Life and work of Eduard Strasburger (1844-1912)

Eduard Strasburger

"Science is a constant flow"

The plant scientist wrote one of the best known textbooks on plant sciences already many decades ago. The book is still being published today. But the findings of Eduard Strasburger once were fiercely dabated and some of them proven more than 60 years after their first publication.

Bible for Botanists

His "Textbook of Botany for Universities" ("Lehrbuch der Botanik") is known as "the botanist's bible" as Hildegard Finke enthuses about this textbook in a booklet on the occasion of the centenary of the book[1].

Translated into eight languages

The first edition comprising 558 pages, written by Strasburger and three university lecturers as coauthors, was published in 1894. In the following years it was translated to eight languages. The 35th edition from 2002 consists of about twice as many pages.

Professor at 25 to Poppelsdorf Palace at 47

After Habilitation Strasburger was appointed Professor at the University of Jena, Germany, at an age of 25. Before he had studied in Paris, France, Bonn and Jena, both Germany. In 1866 he completed the 130 pages of his handwritten PhD thesis "Asplenium bulbiferum. A contribution about the development of the fern leave with special attention to the stomata and the chlorophyll". Finally he accepted an appointment by the University of Bonn, Germany, in 1881 where he worked until his death in 1912 in the marvellous Botanical Institute located at Poppelsdorf Palace.

Revolution in Cytology

Strasburger war an excellent teacher and had as many students as Wilhelm Pfeffer. However, even after the publication of his often quoted textbook his main interest was in research. He was the first plant scientist who used tissue fixation and staining protocols in microscopy routinely. Therefore he is considered the founder of modern cytology[2].

Dispute during conference

Because of the unknown staining techniques his results were disqualified as artifacts when he presented them at a botanical conference in Amsterdam, Netherlands in 1877. Anton de Bary [Link] had to take Strasburger's part because of the violent criticism. Using the new methods Strasburger was able to demonstrate that a nucleus of a dauther cell only can derive from the nucleus of the mother cell. He judged this result as that important that he asked his publisher to repurchase the second edition of his book "Generation and Segmentation of Cells" ("Zellbildung und Zelltheilung") from the marked and to print a corrected third edition.

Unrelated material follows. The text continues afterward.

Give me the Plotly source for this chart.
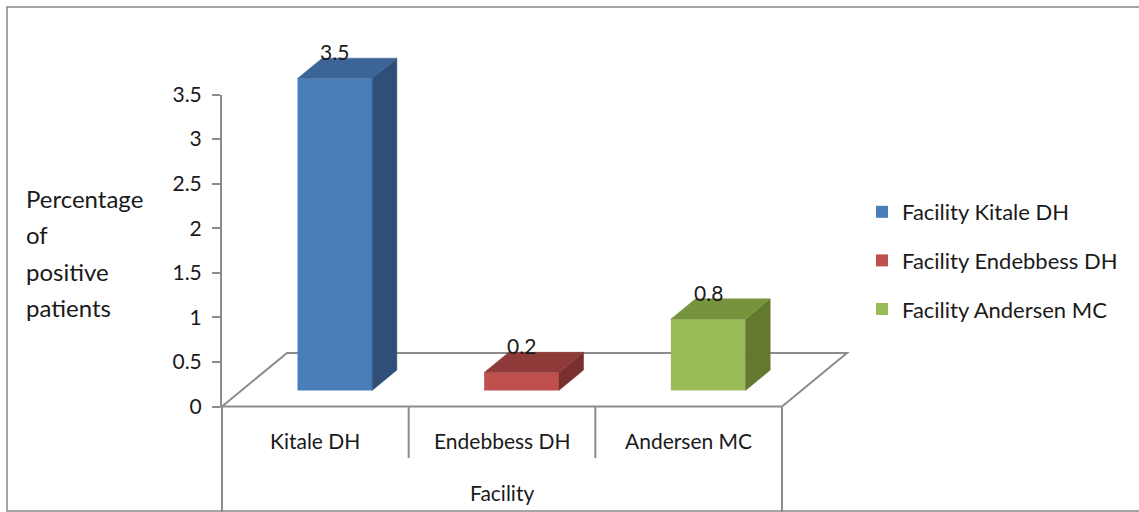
import plotly.graph_objects as go

# --- data -------------------------------------------------------------
categories = ["Kitale DH", "Endebbess DH", "Andersen MC"]
series_names = ["Facility Kitale DH", "Facility Endebbess DH", "Facility Andersen MC"]
values = [3.5, 0.2, 0.8]
y_ticks = [0, 0.5, 1, 1.5, 2, 2.5, 3, 3.5]
x_title = "Facility"
y_title_lines = ["Percentage", "of", "positive", "patients"]

# --- styling ----------------------------------------------------------
FONT = "Lato"
TEXT = "#1a1a1a"
AXIS_GREY = "#8c8c8c"
front_colors = ["#4a7ebb", "#c0504d", "#9bbb59"]
top_colors = ["#3d6496", "#8e3b39", "#77933c"]
side_colors = ["#2f4f78", "#7a302e", "#63792f"]

W, H = 1139, 512
PX_PER_CAT = 186.67      # pixels per category slot
PX_PER_UNIT = 89.14      # pixels per value unit
ORIGIN_X, ORIGIN_Y = 222, 406.5   # pixel position of (-0.5, 0)

x_range = [-0.5 - ORIGIN_X / PX_PER_CAT, -0.5 + (W - ORIGIN_X) / PX_PER_CAT]
y_range = [-(H - ORIGIN_Y) / PX_PER_UNIT, ORIGIN_Y / PX_PER_UNIT]

# oblique depth of the floor, expressed in axis units
FLOOR_DX = 65 / PX_PER_CAT
FLOOR_DY = 53.5 / PX_PER_UNIT
FRONT_T, BACK_T = 0.30, 0.68      # bar front / back planes as a fraction of depth
BAR_W = 0.40

fdx, fdy = FRONT_T * FLOOR_DX, FRONT_T * FLOOR_DY
ddx, ddy = (BACK_T - FRONT_T) * FLOOR_DX, (BACK_T - FRONT_T) * FLOOR_DY

fig = go.Figure()

# front faces (also give the legend entries)
for i, (name, v) in enumerate(zip(series_names, values)):
    fig.add_trace(go.Bar(
        x=[i + fdx], y=[v], base=[fdy], width=BAR_W,
        name=name, legendgroup=name,
        marker=dict(color=front_colors[i], line=dict(width=0)),
        hoverinfo="skip",
    ))

# top and side faces
for i, v in enumerate(values):
    xl = i + fdx - BAR_W / 2
    xr = i + fdx + BAR_W / 2
    b = fdy
    t = fdy + v
    fig.add_trace(go.Scatter(
        x=[xr, xr + ddx, xr + ddx, xr, xr],
        y=[b, b + ddy, t + ddy, t, b],
        fill="toself", fillcolor=side_colors[i], mode="lines",
        line=dict(color=side_colors[i], width=0.5),
        showlegend=False, hoverinfo="skip",
    ))
    fig.add_trace(go.Scatter(
        x=[xl, xr, xr + ddx, xl + ddx, xl],
        y=[t, t, t + ddy, t + ddy, t],
        fill="toself", fillcolor=top_colors[i], mode="lines",
        line=dict(color=top_colors[i], width=0.5),
        showlegend=False, hoverinfo="skip",
    ))

# anchor trace for the visible value axis
fig.add_trace(go.Scatter(x=[0], y=[0], xaxis="x2", yaxis="y2", mode="markers",
                         marker=dict(opacity=0), showlegend=False, hoverinfo="skip"))

n = len(categories)
left, right = -0.5, n - 0.5
shapes = []
# floor outline
floor_path = (f"M{left},0 L{right},0 L{right + FLOOR_DX},{FLOOR_DY} "
              f"L{left + FLOOR_DX},{FLOOR_DY} Z")
shapes.append(dict(type="path", path=floor_path, xref="x", yref="y",
                   line=dict(color=AXIS_GREY, width=2), layer="below"))
# category box lines
div_bottom = -(458 - ORIGIN_Y) / PX_PER_UNIT
for k in range(1, n):
    shapes.append(dict(type="line", xref="x", yref="y", x0=k - 0.5, x1=k - 0.5,
                       y0=0, y1=div_bottom, line=dict(color=AXIS_GREY, width=2),
                       layer="below"))
for xe in (left, right):
    shapes.append(dict(type="line", xref="x", yref="y", x0=xe, x1=xe,
                       y0=0, y1=y_range[0] - 0.2, line=dict(color=AXIS_GREY, width=2),
                       layer="below"))
# chart frame
shapes.append(dict(type="rect", xref="paper", yref="paper",
                   x0=7 / W, x1=1.01, y0=1 / H, y1=1 - 7 / H,
                   line=dict(color="#868686", width=1.5), layer="below"))

annotations = []
# data labels
for i, v in enumerate(values):
    annotations.append(dict(x=i + fdx, y=fdy + v, xref="x", yref="y",
                            text=f"{v:g}", showarrow=False, yanchor="middle",
                            yshift=27, font=dict(family=FONT, size=21, color=TEXT)))
# category labels
cat_y = -(440 - ORIGIN_Y) / PX_PER_UNIT
for i, c in enumerate(categories):
    annotations.append(dict(x=i, y=cat_y, xref="x", yref="y", text=c,
                            showarrow=False, font=dict(family=FONT, size=21, color=TEXT)))
annotations.append(dict(x=(n - 1) / 2, y=-(492 - ORIGIN_Y) / PX_PER_UNIT,
                        xref="x", yref="y", text=x_title, showarrow=False,
                        font=dict(family=FONT, size=21, color=TEXT)))
# value-axis title, one line per annotation
for j, line in enumerate(y_title_lines):
    py = 198 + 36.5 * j
    annotations.append(dict(x=24 / W, y=1 - py / H, xref="paper", yref="paper",
                            text=line, showarrow=False, xanchor="left", yanchor="middle",
                            font=dict(family=FONT, size=24, color=TEXT)))

fig.update_layout(
    width=W, height=H,
    margin=dict(l=0, r=0, t=0, b=0, autoexpand=False),
    paper_bgcolor="white", plot_bgcolor="rgba(0,0,0,0)",
    barmode="overlay",
    showlegend=True,
    legend=dict(x=862 / W, xanchor="left", y=1 - 191 / H, yanchor="top",
                traceorder="grouped", tracegroupgap=17,
                font=dict(family=FONT, size=22, color=TEXT),
                bgcolor="rgba(0,0,0,0)"),
    xaxis=dict(range=x_range, visible=False, fixedrange=True),
    yaxis=dict(range=y_range, visible=False, fixedrange=True),
    xaxis2=dict(domain=[ORIGIN_X / W, ORIGIN_X / W + 0.002], anchor="y2",
                visible=False, range=[0, 1], fixedrange=True),
    yaxis2=dict(domain=[(H - ORIGIN_Y) / H, (H - 94.5) / H], anchor="x2",
                range=[0, 3.5], tickvals=y_ticks, ticks="outside", ticklen=8,
                tickwidth=2, tickcolor=AXIS_GREY, showline=True, linecolor=AXIS_GREY,
                linewidth=2, showgrid=False, zeroline=False, fixedrange=True,
                ticklabelstandoff=6,
                tickfont=dict(family=FONT, size=21, color=TEXT)),
    shapes=shapes,
    annotations=annotations,
)

fig.write_html("out.html")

60 Years Later his Postulate Was Accepted

Strasburger mainly worked on fertilization in ferns, conifers and in liverworts. His idea that a female cone is not a flower but an inflorescence was accepted 60 years later through a fossil record found. In 1884 he observed the fusion of nuclei following fertilization which he published in the book "Theory of Generation" ("Theorie der Zeugung").

Water transport in dead cells

However, he was not only interested in cytology but also in physiological processes. In his 1000 pages comprising book "About the Construction and the Performance of Vascular Bundles in Plants" ("Ueber den Bau und die Verrichtung der Leitungsbahnen in den Pflanzen") he demonstrated that water transport is possilbe without the involvement of living cells.

Mistakes will disappear in the constant flow

Taken all together Strasburger had published more than 120 books, reports and reviews comprising more than 6000 pages. He attempted to publish as soon as possible. He achieved this by scribbling his results and thoughts on a dayly basis. Often he maintained this chronological descriptions in his publications. Therefore, books of Strasburger often list countless details and therefore many of them are hard to follow up. This impulsive performance caused some mistakes which, however, didn't bother Strasburger much. His opinion was, "everything in the sciences is in a constant flow".

Five honorary doctorates

The significance of Strasburger's research can be seen in the many terms established by him, like phototaxis, gamete, cyto- and nulceoplasm, pro-, meta- and anaphase, plasmodesms, haploid and diploid. Five universities awarded him an honorary doctor and over 40 national and international academies, societies, and clubs asked him for membership. Moreover Strasburger was one of the founders of the German Botanical Society (Deutsche Botanische Gesellschaft, DBG).

"Modest and ordinary"

Despite his achievements he stayed "modest, ordinary, and not overbearing", as his student and friend G. Karsten wrote.

Text and Copyright: Dr. Esther Schwarz-Weig
[1] Finke, H. M., "Eduard Strasburger - eine biographische Skizze". In "100 Jahre Strasburgers Lehrbuch der Botanik für Hochschulen 1894-1994". Stuttgart, Gustav Fischer Verlag, 1994.

[2] Mägdefrau, K.: "Geschichte der Botanik. Leben und Leistung großer Forscher" (Stuttgart, Gustav Fischer Verlag, 2. Auflage, 1992).